# Start of Source data
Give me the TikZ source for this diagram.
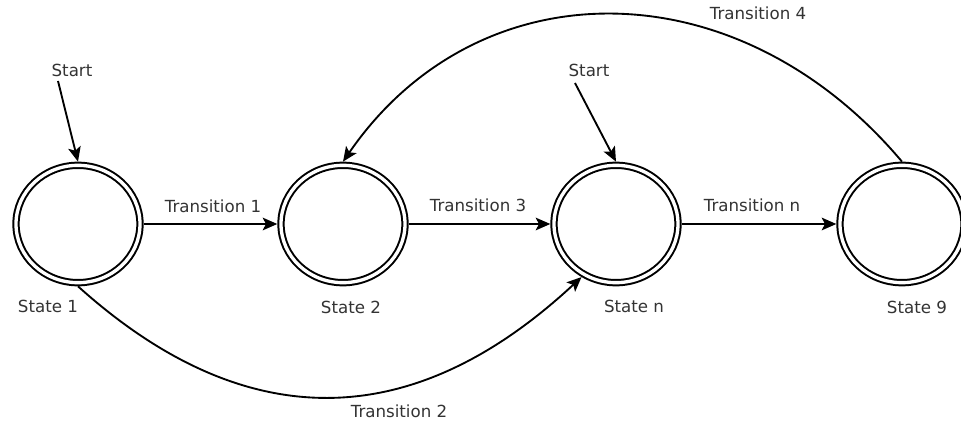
\documentclass[tikz,border=0pt]{standalone}
\usepackage{fontspec}
\setmainfont{DejaVu Sans}
\usetikzlibrary{shapes.geometric,arrows.meta}

\tikzset{every picture/.style={line width=0.75pt}}
\tikzset{
  state/.style={draw, ellipse, double, double distance=2.5pt, line width=1.5pt,
    minimum width=93pt, minimum height=88pt, inner sep=0pt, outer sep=2.75pt},
  tlabel/.style={inner sep=0.75pt, font=\fontsize{12.5}{14}\selectfont, text=black!80},
  trans/.style={line width=1.4pt, -{Stealth[length=11pt,width=9.5pt,inset=2.5pt]}}
}

\begin{document}
\begin{tikzpicture}[x=0.75pt,y=0.75pt,yscale=-1,xscale=1]
\useasboundingbox (0,0) rectangle (961,423);

%Shape: States
\node [state] (s1) at (78,224) {};
\node [state] (s2) at (343,224) {};
\node [state] (sn) at (616,224) {};
\node [state] (s9) at (902,224) {};

% Text Node
\node [tlabel] (start1) at (72,70) {Start};
% Text Node
\node [tlabel] (startn) at (589,70) {Start};
% Text Node
\node [tlabel] (l1) at (48,306) {State 1};
% Text Node
\node [tlabel] (l2) at (351,307) {State 2};
% Text Node
\node [tlabel] (ln) at (634,306) {State n};
% Text Node
\node [tlabel] (l9) at (917,307) {State 9};
% Text Node
\node [tlabel] (t1) at (213,206) {Transition 1};
% Text Node
\node [tlabel] (t3) at (478,205) {Transition 3};
% Text Node
\node [tlabel] (tn) at (752,205) {Transition n};
% Text Node
\node [tlabel] (t4) at (758,13) {Transition 4};
% Text Node
\node [tlabel] (t2) at (399,411) {Transition 2};

%Straight Lines: start arrows
\coordinate (p1) at (58,81);
\coordinate (pn) at (575,83);
\draw [trans] (p1) -- (s1.north);
\draw [trans] (pn) -- (sn.north);

%Straight Lines: transitions
\draw [trans] (s1) -- (s2);
\draw [trans] (s2) -- (sn);
\draw [trans] (sn) -- (s9);

%Curve Lines
\draw [trans] (s1.south) .. controls +(150,135) and +(-185,172) .. (sn.237);
\draw [trans] (s9.north) .. controls +(-165,-196) and +(135,-196) .. (s2.north);

\end{tikzpicture}
\end{document}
# End of Source data
• **Brief**
Leave the pictures out and reproduce exactly the lines from the top of the listing above through the line with "[trans] (sn) -- (s9);".

• **Written reply**
Give me the TikZ source for this diagram.
\documentclass[tikz,border=0pt]{standalone}
\usepackage{fontspec}
\setmainfont{DejaVu Sans}
\usetikzlibrary{shapes.geometric,arrows.meta}

\tikzset{every picture/.style={line width=0.75pt}}
\tikzset{
  state/.style={draw, ellipse, double, double distance=2.5pt, line width=1.5pt,
    minimum width=93pt, minimum height=88pt, inner sep=0pt, outer sep=2.75pt},
  tlabel/.style={inner sep=0.75pt, font=\fontsize{12.5}{14}\selectfont, text=black!80},
  trans/.style={line width=1.4pt, -{Stealth[length=11pt,width=9.5pt,inset=2.5pt]}}
}

\begin{document}
\begin{tikzpicture}[x=0.75pt,y=0.75pt,yscale=-1,xscale=1]
\useasboundingbox (0,0) rectangle (961,423);

%Shape: States
\node [state] (s1) at (78,224) {};
\node [state] (s2) at (343,224) {};
\node [state] (sn) at (616,224) {};
\node [state] (s9) at (902,224) {};

% Text Node
\node [tlabel] (start1) at (72,70) {Start};
% Text Node
\node [tlabel] (startn) at (589,70) {Start};
% Text Node
\node [tlabel] (l1) at (48,306) {State 1};
% Text Node
\node [tlabel] (l2) at (351,307) {State 2};
% Text Node
\node [tlabel] (ln) at (634,306) {State n};
% Text Node
\node [tlabel] (l9) at (917,307) {State 9};
% Text Node
\node [tlabel] (t1) at (213,206) {Transition 1};
% Text Node
\node [tlabel] (t3) at (478,205) {Transition 3};
% Text Node
\node [tlabel] (tn) at (752,205) {Transition n};
% Text Node
\node [tlabel] (t4) at (758,13) {Transition 4};
% Text Node
\node [tlabel] (t2) at (399,411) {Transition 2};

%Straight Lines: start arrows
\coordinate (p1) at (58,81);
\coordinate (pn) at (575,83);
\draw [trans] (p1) -- (s1.north);
\draw [trans] (pn) -- (sn.north);

%Straight Lines: transitions
\draw [trans] (s1) -- (s2);
\draw [trans] (s2) -- (sn);
\draw [trans] (sn) -- (s9);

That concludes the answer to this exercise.